- SET EXERCISE -
Please print exactly the lines below, from the start of the material up to and including the line with "without_steam = [68.0, 43.5, 24.2, 22.0, 19.4, 16.3, 11.8]", but none of the pictures.

[start of GIVEN MATERIAL]

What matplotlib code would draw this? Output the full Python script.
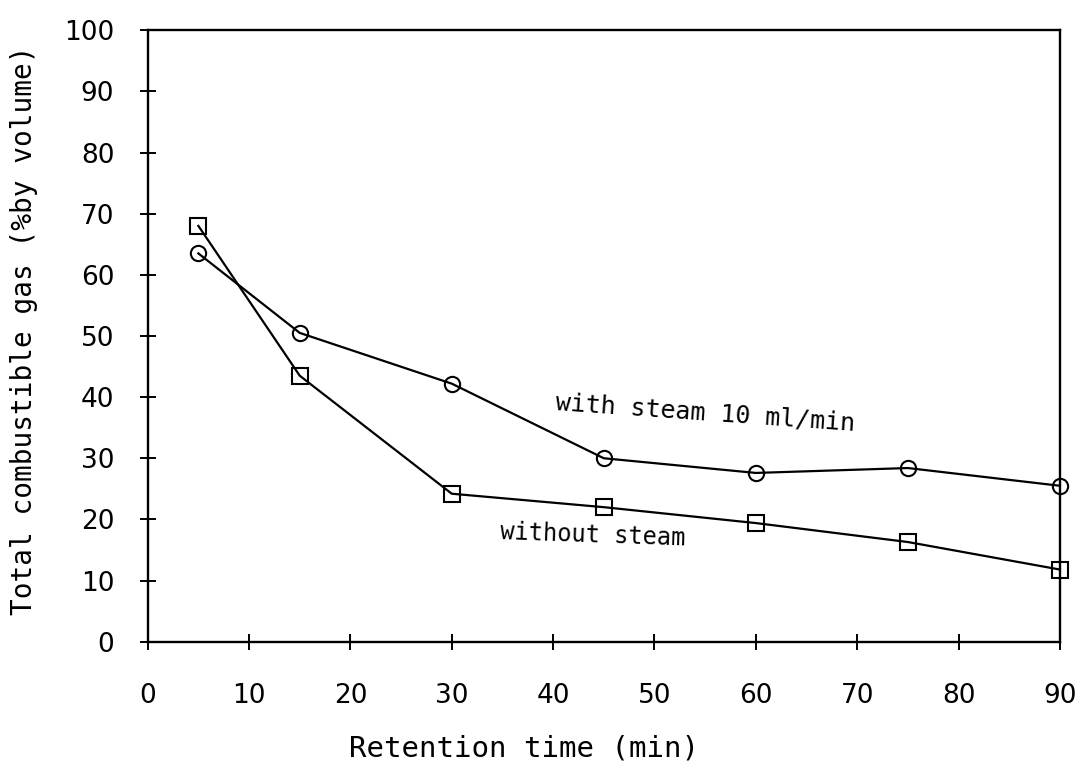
import numpy as np
import matplotlib
matplotlib.use("Agg")
import matplotlib.pyplot as plt

# retention time (min) and total combustible gas (% by volume)
times = [5, 15, 30, 45, 60, 75, 90]
with_steam = [63.5, 50.5, 42.2, 30.0, 27.6, 28.4, 25.5]
without_steam = [68.0, 43.5, 24.2, 22.0, 19.4, 16.3, 11.8]

xticks = [0, 10, 20, 30, 40, 50, 60, 70, 80, 90]
yticks = [0, 10, 20, 30, 40, 50, 60, 70, 80, 90, 100]

mono = "DejaVu Sans Mono"
narrow = ["Liberation Sans Narrow", "DejaVu Sans"]

fig = plt.figure(figsize=(10.86, 7.75), dpi=100)
ax = fig.add_axes([0.136, 0.172, 0.840, 0.789])

ax.plot(times, with_steam, color="black", lw=1.6, marker="o", ms=11,
        mfc="none", mec="black", mew=1.5, clip_on=False)
ax.plot(times, without_steam, color="black", lw=1.6, marker="s", ms=11,
        mfc="none", mec="black", mew=1.5, clip_on=False)

ax.set_xlim(0, 90)
ax.set_ylim(0, 100)
ax.set_xticks(xticks)
ax.set_yticks(yticks)
ax.set_xticklabels([str(t) for t in xticks], fontsize=19, family=narrow)
ax.set_yticklabels([str(t) for t in yticks], fontsize=19, family=narrow)
ax.tick_params(axis="both", direction="inout", length=12, width=1.4)
ax.tick_params(axis="x", pad=24)
ax.tick_params(axis="y", pad=18)
for s in ax.spines.values():
    s.set_linewidth(1.7)

ax.set_xlabel("Retention time (min)", fontsize=21, family=mono)
ax.set_ylabel("Total combustible gas (%by volume)", fontsize=20, family=mono)
# the scanned labels sit a little off the axis centres
ax.xaxis.set_label_coords(0.413, -0.152)
ax.yaxis.set_label_coords(-0.12, 0.51)

ax.text(40.2, 37.4, "with steam 10 ml/min", fontsize=18, family=mono,
        rotation=-4, ha="left", va="center")
ax.text(34.7, 17.4, "without steam", fontsize=17, family=mono,
        rotation=-2, ha="left", va="center")

fig.savefig("out.png", dpi=100)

[end of GIVEN MATERIAL]

- THE ANSWER -
What matplotlib code would draw this? Output the full Python script.
import numpy as np
import matplotlib
matplotlib.use("Agg")
import matplotlib.pyplot as plt

# retention time (min) and total combustible gas (% by volume)
times = [5, 15, 30, 45, 60, 75, 90]
with_steam = [63.5, 50.5, 42.2, 30.0, 27.6, 28.4, 25.5]
without_steam = [68.0, 43.5, 24.2, 22.0, 19.4, 16.3, 11.8]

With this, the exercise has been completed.